Nala Local Municipality has repeatedly failed to comply with the Municipal Budget and Reporting Regulations, including, among others, failure to submit:

  • the 2009/10 and 2010/11 audit reports;
  • the 2009/10 and 2010/11 annual financial statements;
  • the 2009/10 and 2010/11 Municipal Finance Management Act Section 72 reports and annual and performance assessment reports; and
  • the 2012/13 Medium Term Revenue and Expenditure Framework (MTREF) tabled budget and hardcopy of the 2012/13 MTREF adopted budget.

National Treasury is empowered by Section 216(2) of the Constitution to stop the transfer of funds (conditional and non-conditional grants) to any organ state of state that commits a serious or persistent breach of the measures prescribed to promote transparency, accountability and the effective financial management of the economy, debt and the public sector.

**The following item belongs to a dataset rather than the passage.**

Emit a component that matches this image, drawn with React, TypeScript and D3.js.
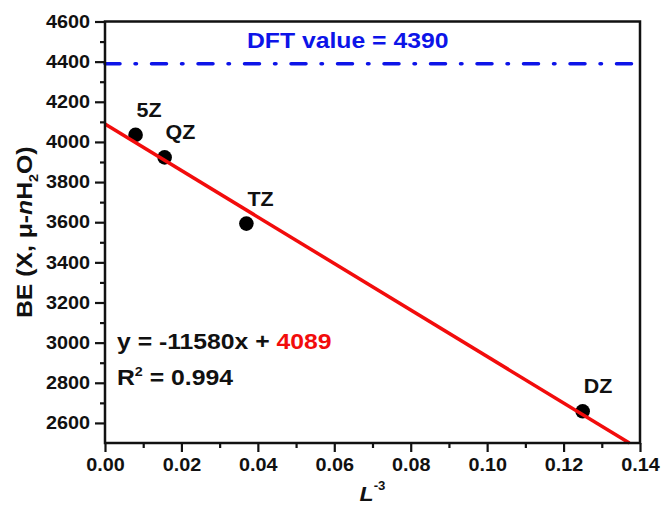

This constitutional obligation is further provided for in Section 38 of the Municipal Finance Management Act (MFMA, Act N0. 56 of 2003) and Section 18 of the Division of Revenue Act (DORA, Act No.5 of 2012).

Allegations of maladministration, financial mismanagement, flouting of procurement processes, corruption and fraud at the municipality date back to the 2008/09 Audit Report of the Auditor-General. These allegations were also investigated by auditing firm KPMG during the 2010/11 financial year. Only the municipal manager was found guilty and fired as a result of the KPMG findings. None of the other municipal officials and councillors implicated in the KPMG report have faced disciplinary action or been charged for the alleged crimes.

The municipality has also not implemented most of the recommendations made by KPMG, including the filling of the critical posts of Municipal Manager and Chief Financial Officer.

Furthermore, Treasury has yet to receive evidence from the municipality that all its customers are now being fully billed after the collapse of the municipality's billing system in 2010.

Treasury has given Nala Local Municipality several chances to remedy the situation and tried unsuccessfully to work with the municipality to address its budgeting, financial management and service delivery challenges.

National Treasury's decision to invoke Section 216(2) of the Constitution and Section 18 of the Division of Revenue Act will make it difficult for the municipality to meet its financial obligations, including the payment of salaries and allowances for staff and councillors. However, the cutting off of funding to the municipality is meant to send a strong message that maladministration, financial mismanagement, corruption and fraud will not be condoned at the expense of transparency and accountability.